● **DATA**
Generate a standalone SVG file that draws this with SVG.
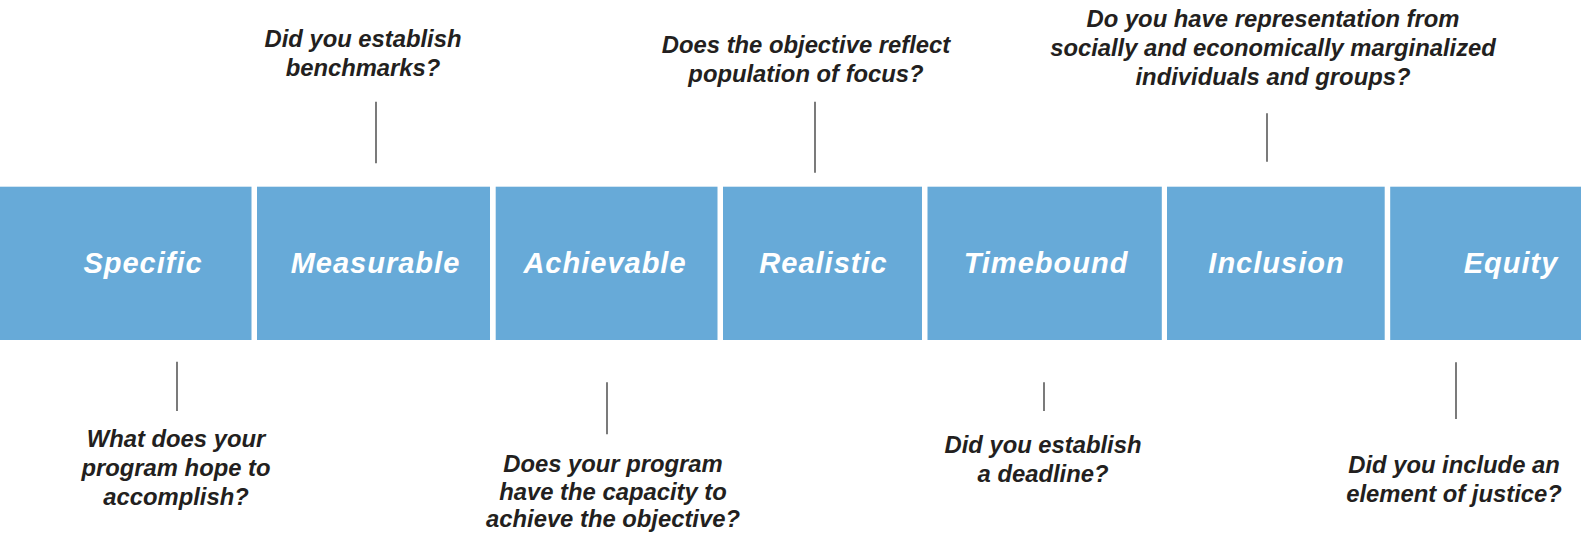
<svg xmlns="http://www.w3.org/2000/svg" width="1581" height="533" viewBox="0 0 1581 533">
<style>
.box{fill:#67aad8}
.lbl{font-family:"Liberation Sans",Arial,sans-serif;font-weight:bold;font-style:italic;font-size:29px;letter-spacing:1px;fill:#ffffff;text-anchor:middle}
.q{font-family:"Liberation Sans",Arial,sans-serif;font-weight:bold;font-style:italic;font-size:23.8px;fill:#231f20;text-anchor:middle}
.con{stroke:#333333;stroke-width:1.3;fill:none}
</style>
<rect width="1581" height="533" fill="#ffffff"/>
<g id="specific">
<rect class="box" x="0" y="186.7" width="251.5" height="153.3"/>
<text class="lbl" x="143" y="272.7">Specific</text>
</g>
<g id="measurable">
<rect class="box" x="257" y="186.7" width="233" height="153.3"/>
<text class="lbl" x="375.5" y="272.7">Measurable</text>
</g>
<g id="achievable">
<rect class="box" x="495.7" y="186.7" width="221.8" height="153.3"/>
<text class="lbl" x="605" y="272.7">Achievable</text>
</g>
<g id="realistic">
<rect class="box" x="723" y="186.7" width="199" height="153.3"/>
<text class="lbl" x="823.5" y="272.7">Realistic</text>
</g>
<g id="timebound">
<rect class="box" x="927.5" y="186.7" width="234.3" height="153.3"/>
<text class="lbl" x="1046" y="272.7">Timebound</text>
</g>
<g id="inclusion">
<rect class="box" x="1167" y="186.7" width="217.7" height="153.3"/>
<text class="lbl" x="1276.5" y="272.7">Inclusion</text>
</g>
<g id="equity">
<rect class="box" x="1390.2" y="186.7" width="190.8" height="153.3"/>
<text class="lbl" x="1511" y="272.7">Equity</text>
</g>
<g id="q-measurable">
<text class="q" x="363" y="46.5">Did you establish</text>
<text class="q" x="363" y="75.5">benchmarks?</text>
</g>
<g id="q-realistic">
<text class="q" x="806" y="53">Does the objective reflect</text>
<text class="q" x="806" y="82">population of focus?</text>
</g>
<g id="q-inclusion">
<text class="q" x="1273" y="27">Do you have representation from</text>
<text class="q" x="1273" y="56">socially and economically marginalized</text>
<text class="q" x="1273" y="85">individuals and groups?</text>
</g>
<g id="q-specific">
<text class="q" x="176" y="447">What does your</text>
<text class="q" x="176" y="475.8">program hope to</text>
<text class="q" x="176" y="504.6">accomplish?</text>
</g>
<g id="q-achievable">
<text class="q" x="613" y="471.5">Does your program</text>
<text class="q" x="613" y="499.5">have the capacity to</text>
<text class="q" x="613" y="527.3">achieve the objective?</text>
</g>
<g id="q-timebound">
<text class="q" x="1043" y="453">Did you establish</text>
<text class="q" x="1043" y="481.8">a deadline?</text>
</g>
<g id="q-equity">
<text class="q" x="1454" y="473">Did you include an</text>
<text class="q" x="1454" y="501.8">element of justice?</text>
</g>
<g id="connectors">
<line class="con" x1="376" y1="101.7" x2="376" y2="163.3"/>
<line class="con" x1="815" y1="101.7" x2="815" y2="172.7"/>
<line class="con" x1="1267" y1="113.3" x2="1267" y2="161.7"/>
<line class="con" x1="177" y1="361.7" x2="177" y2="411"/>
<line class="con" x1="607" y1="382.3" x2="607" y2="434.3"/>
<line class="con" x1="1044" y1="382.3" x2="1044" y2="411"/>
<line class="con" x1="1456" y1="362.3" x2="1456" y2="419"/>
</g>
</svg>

● **WHAT IS REQUIRED**
What is needed is an exact reproduction of the data, pictures excluded.

● **ANSWER IN FULL**
Generate a standalone SVG file that draws this with SVG.
<svg xmlns="http://www.w3.org/2000/svg" width="1581" height="533" viewBox="0 0 1581 533">
<style>
.box{fill:#67aad8}
.lbl{font-family:"Liberation Sans",Arial,sans-serif;font-weight:bold;font-style:italic;font-size:29px;letter-spacing:1px;fill:#ffffff;text-anchor:middle}
.q{font-family:"Liberation Sans",Arial,sans-serif;font-weight:bold;font-style:italic;font-size:23.8px;fill:#231f20;text-anchor:middle}
.con{stroke:#333333;stroke-width:1.3;fill:none}
</style>
<rect width="1581" height="533" fill="#ffffff"/>
<g id="specific">
<rect class="box" x="0" y="186.7" width="251.5" height="153.3"/>
<text class="lbl" x="143" y="272.7">Specific</text>
</g>
<g id="measurable">
<rect class="box" x="257" y="186.7" width="233" height="153.3"/>
<text class="lbl" x="375.5" y="272.7">Measurable</text>
</g>
<g id="achievable">
<rect class="box" x="495.7" y="186.7" width="221.8" height="153.3"/>
<text class="lbl" x="605" y="272.7">Achievable</text>
</g>
<g id="realistic">
<rect class="box" x="723" y="186.7" width="199" height="153.3"/>
<text class="lbl" x="823.5" y="272.7">Realistic</text>
</g>
<g id="timebound">
<rect class="box" x="927.5" y="186.7" width="234.3" height="153.3"/>
<text class="lbl" x="1046" y="272.7">Timebound</text>
</g>
<g id="inclusion">
<rect class="box" x="1167" y="186.7" width="217.7" height="153.3"/>
<text class="lbl" x="1276.5" y="272.7">Inclusion</text>
</g>
<g id="equity">
<rect class="box" x="1390.2" y="186.7" width="190.8" height="153.3"/>
<text class="lbl" x="1511" y="272.7">Equity</text>
</g>
<g id="q-measurable">
<text class="q" x="363" y="46.5">Did you establish</text>
<text class="q" x="363" y="75.5">benchmarks?</text>
</g>
<g id="q-realistic">
<text class="q" x="806" y="53">Does the objective reflect</text>
<text class="q" x="806" y="82">population of focus?</text>
</g>
<g id="q-inclusion">
<text class="q" x="1273" y="27">Do you have representation from</text>
<text class="q" x="1273" y="56">socially and economically marginalized</text>
<text class="q" x="1273" y="85">individuals and groups?</text>
</g>
<g id="q-specific">
<text class="q" x="176" y="447">What does your</text>
<text class="q" x="176" y="475.8">program hope to</text>
<text class="q" x="176" y="504.6">accomplish?</text>
</g>
<g id="q-achievable">
<text class="q" x="613" y="471.5">Does your program</text>
<text class="q" x="613" y="499.5">have the capacity to</text>
<text class="q" x="613" y="527.3">achieve the objective?</text>
</g>
<g id="q-timebound">
<text class="q" x="1043" y="453">Did you establish</text>
<text class="q" x="1043" y="481.8">a deadline?</text>
</g>
<g id="q-equity">
<text class="q" x="1454" y="473">Did you include an</text>
<text class="q" x="1454" y="501.8">element of justice?</text>
</g>
<g id="connectors">
<line class="con" x1="376" y1="101.7" x2="376" y2="163.3"/>
<line class="con" x1="815" y1="101.7" x2="815" y2="172.7"/>
<line class="con" x1="1267" y1="113.3" x2="1267" y2="161.7"/>
<line class="con" x1="177" y1="361.7" x2="177" y2="411"/>
<line class="con" x1="607" y1="382.3" x2="607" y2="434.3"/>
<line class="con" x1="1044" y1="382.3" x2="1044" y2="411"/>
<line class="con" x1="1456" y1="362.3" x2="1456" y2="419"/>
</g>
</svg>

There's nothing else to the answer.